For the first solution, in gcc, you can do a test to determine whether any expression evaluates to an array (or it gives a compile error at (x)[0]); I've tested this solution with the 6-year-old gcc 4.1.2:

#define NUMBER(x) __builtin_choose_expr(                      \
   __builtin_types_compatible_p(typeof(x), typeof((x)[0])[]), \
   NUMBER_naive(x), garbage_never_defined)
extern void *garbage_never_defined;

The second solution is:

#define ASSERT_zero(e) (!sizeof(struct{int:!!(e);})) // BUILD_BUG_ON_ZERO()
#define NUMBER(x) (NUMBER_naive(x) * !ASSERT_zero((void *)&(x) == (x)))

The following is a short test program, on some sample arrays and pointers:

#include <stdio.h>
#define ASSERT_zero(e) (!sizeof(struct{int:!!(e);})) // BUILD_BUG_ON_ZERO()
#define NUMBER_naive(x) ((int)(sizeof(x) / sizeof(x)[0]))
#define NUMBER(x) (NUMBER_naive(x) * !ASSERT_zero((void*)&(x) == (x)))

int a1[10];
extern int a2[];
extern int a3[10];
int *p;
int square[10][10];

static void foo(int param[10]) {
// printf("foo param    %d\n", NUMBER(param));
}
static void bar(int param[][10]) {
// printf("bar param    %d\n", NUMBER(param));
   printf("bar param[0] %d\n", NUMBER(param[0]));
   printf("bar *param   %d\n", NUMBER(*param));
}
int main(void) {
   printf("a1 %d\n", NUMBER(a1));
// printf("a2 %d\n", NUMBER(a2));
   printf("a3 %d\n", NUMBER(a3));
// printf("p  %d\n", NUMBER(p));
   printf("square  %d\n", NUMBER(square));
   printf("*square %d\n", NUMBER(*square));
   foo(a1);
   bar(square);
   return 0;
}

This gives:

a1 10
a3 10
square  10
*square 10
bar param[0] 10
bar *param   10

As you can see, I've commented out four lines which would not or should not compile, three for the three pointers, and one for the incomplete array type.

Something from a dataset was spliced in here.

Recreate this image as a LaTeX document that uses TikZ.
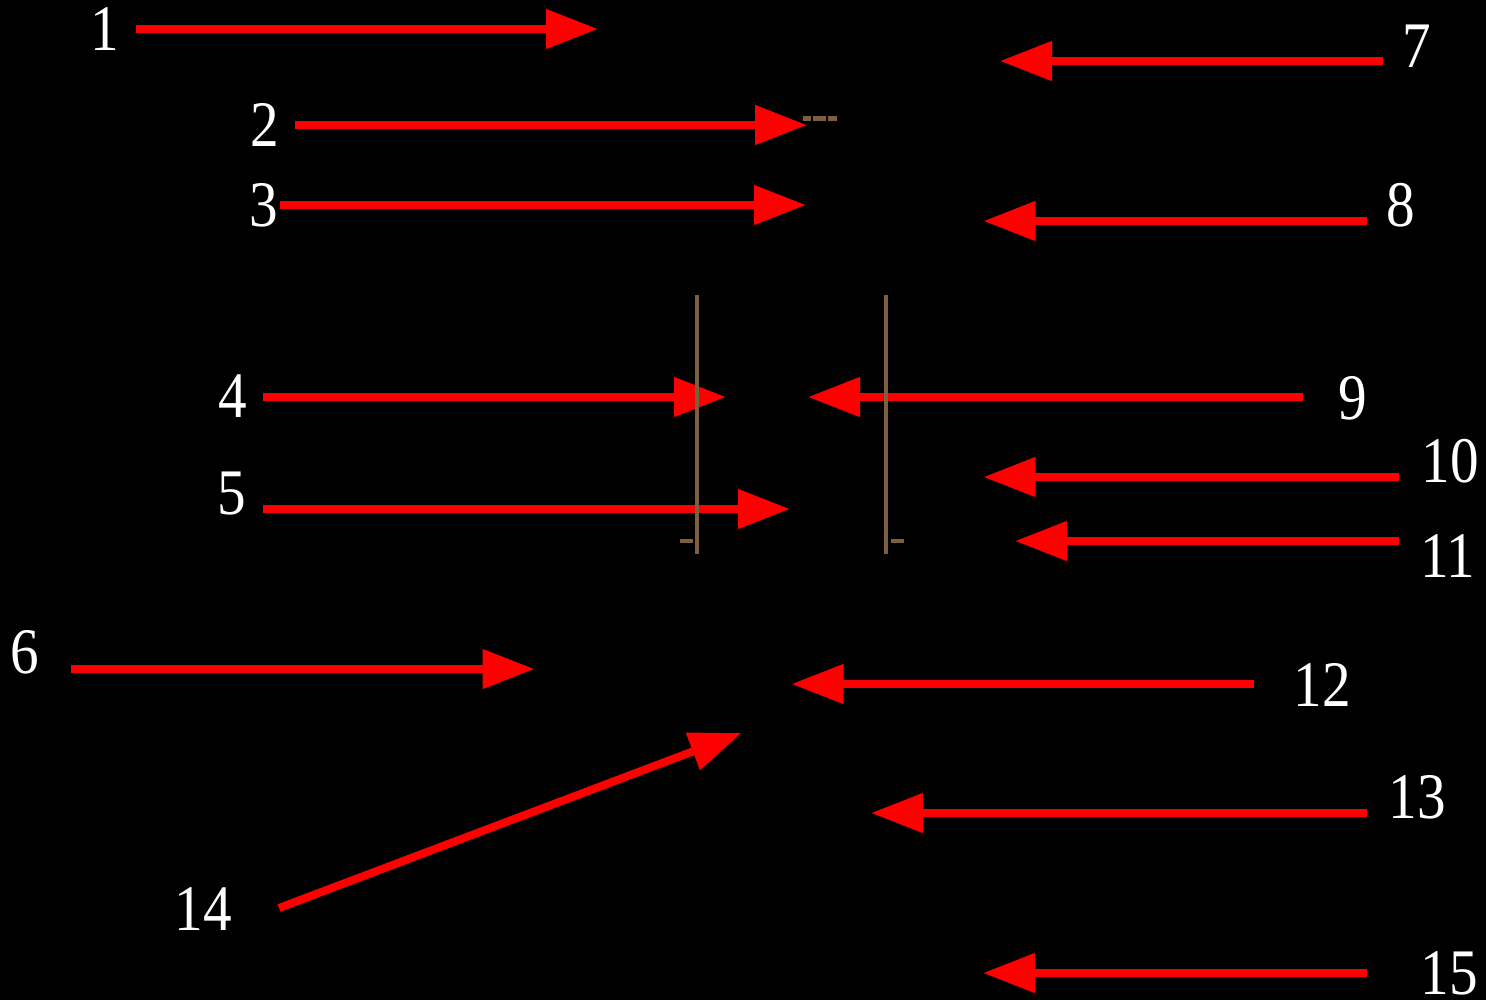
\documentclass[tikz,border=0pt]{standalone}
\usepackage{fontspec}
\setmainfont{Liberation Serif}
\newfontfamily\numfont{Liberation Serif}
\usetikzlibrary{arrows.meta}
\definecolor{arrowred}{RGB}{255,0,0}
\definecolor{woodbrown}{RGB}{125,95,62}
\newcommand\numtext[1]{\scalebox{0.88}[1]{#1}}
\tikzset{
  lbl/.style={text=white, inner sep=0pt, font=\numfont\fontsize{65pt}{70pt}\selectfont},
  redarrow/.style={draw=arrowred, line width=8pt, -{Triangle[length=52pt, width=38pt]}},
  brownline/.style={draw=woodbrown, line width=4pt},
  browntick/.style={draw=woodbrown, line width=3.5pt},
  browndash/.style={draw=woodbrown, line width=5pt, dash pattern=on 8pt off 2pt on 13pt off 2pt on 9pt off 20pt}
}
\begin{document}
\begin{tikzpicture}[x=1pt, y=-1pt]
\useasboundingbox (0,0) rectangle (1486,1000);
\fill[black] (0,0) rectangle (1486,1000);
% labels
\node[lbl] (l1) at (105,29) {\numtext{1}};
\node[lbl] (l2) at (264.5,125) {\numtext{2}};
\node[lbl] (l3) at (264,205.5) {\numtext{3}};
\node[lbl] (l4) at (232.5,396.5) {\numtext{4}};
\node[lbl] (l5) at (232,493.5) {\numtext{5}};
\node[lbl] (l6) at (25,652.5) {\numtext{6}};
\node[lbl] (l7) at (1417,46) {\numtext{7}};
\node[lbl] (l8) at (1401,205) {\numtext{8}};
\node[lbl] (l9) at (1353,398) {\numtext{9}};
\node[lbl] (l10) at (1450,461) {\numtext{10}};
\node[lbl] (l11) at (1448,556) {\numtext{11}};
\node[lbl] (l12) at (1322.5,685) {\numtext{12}};
\node[lbl] (l13) at (1417,797) {\numtext{13}};
\node[lbl] (l14) at (203,909) {\numtext{14}};
\node[lbl] (l15) at (1449.5,973.5) {\numtext{15}};
% arrow ends
\coordinate (s1) at (136,29);   \coordinate (t1) at (598,29);
\coordinate (s2) at (295,125);  \coordinate (t2) at (807,125);
\coordinate (s3) at (280,205);  \coordinate (t3) at (806,205);
\coordinate (s4) at (263,397);  \coordinate (t4) at (726,397);
\coordinate (s5) at (263,509);  \coordinate (t5) at (790,509);
\coordinate (s6) at (71,669);   \coordinate (t6) at (534.5,669);
\coordinate (s7) at (1383,61);  \coordinate (t7) at (1000,61);
\coordinate (s8) at (1367,221); \coordinate (t8) at (983.5,221);
\coordinate (s9) at (1303,397); \coordinate (t9) at (808,397);
\coordinate (s10) at (1399,477); \coordinate (t10) at (983.5,477);
\coordinate (s11) at (1399,541); \coordinate (t11) at (1015,541);
\coordinate (s12) at (1254,684); \coordinate (t12) at (791.5,684);
\coordinate (s13) at (1366.5,813); \coordinate (t13) at (871,813);
\coordinate (s14) at (279,908); \coordinate (t14) at (741.5,733);
\coordinate (s15) at (1366.5,973); \coordinate (t15) at (983,973);
\foreach \i in {1,...,15} {\draw[redarrow] (s\i) -- (t\i);}
% brown fittings
\coordinate (bl1) at (697,295); \coordinate (bl2) at (697,554);
\coordinate (br1) at (886,295); \coordinate (br2) at (886,554);
\coordinate (tl1) at (680,541); \coordinate (tl2) at (693,541);
\coordinate (tr1) at (891,541); \coordinate (tr2) at (904,541);
\coordinate (d1) at (803,119); \coordinate (d2) at (837,119);
\draw[brownline] (bl1) -- (bl2);
\draw[brownline] (br1) -- (br2);
\draw[browntick] (tl1) -- (tl2);
\draw[browntick] (tr1) -- (tr2);
\draw[browndash] (d1) -- (d2);
\end{tikzpicture}
\end{document}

I had a slight problem with the choice of the third arg of __builtin_types_compatible_p(). The gcc manual (correctly) states "Furthermore, the unused expression (exp1 or exp2 depending on the value of const_exp) may still generate syntax errors." So for now I've set it to a never-instantiated variable, garbage_never_defined, so for some the four commented-out lines, rather than a compile error, we get a compiler warning and a linker error.

Answer 2

Example:

#include <stdio.h>

#define IS_NOT_POINTER(x)  (sizeof(x) != sizeof 42[x])
#define COUNTOF(x)         ((int)(sizeof(x) / sizeof 42[x])) // signed is convenient
#define COUNTOF_SAFE(x)    (COUNTOF(x) / IS_NOT_POINTER(x))

extern int x[10];
extern int *y;

int main(void) {
   printf("%d\n", COUNTOF(x));
   printf("%d\n", COUNTOF(y));
   printf("%d\n", COUNTOF_SAFE(x));
   printf("%d\n", COUNTOF_SAFE(y));
   return 0;
}

This gives, with gcc 4.1.2, a compile-time warning:

    foo.c:14: warning: division by zero

Out of curiosity, not that we really care, and is likely to be different from version to version, running it gives:

   10
   1
   10
   0

Edit: I made a slight change to the code, removing IS_NOT_POINTER(x) / IS_NOT_POINTER(x). The compile warning is still there, but now at run-time it gives the correct three values followed by Floating point exception (core dumped). Again, we don't care, but this is probably better.

Answer 3

Is there a type-safe way of getting an element count for arrays in C?

I'd say, no. The macro above is nice but it only works correctly when passing a real array.

Macros are only there to simplify your code, you shouldn't relay on them when you want type-safety. If this is what you need, you shouldn't be using C or stick to its rules.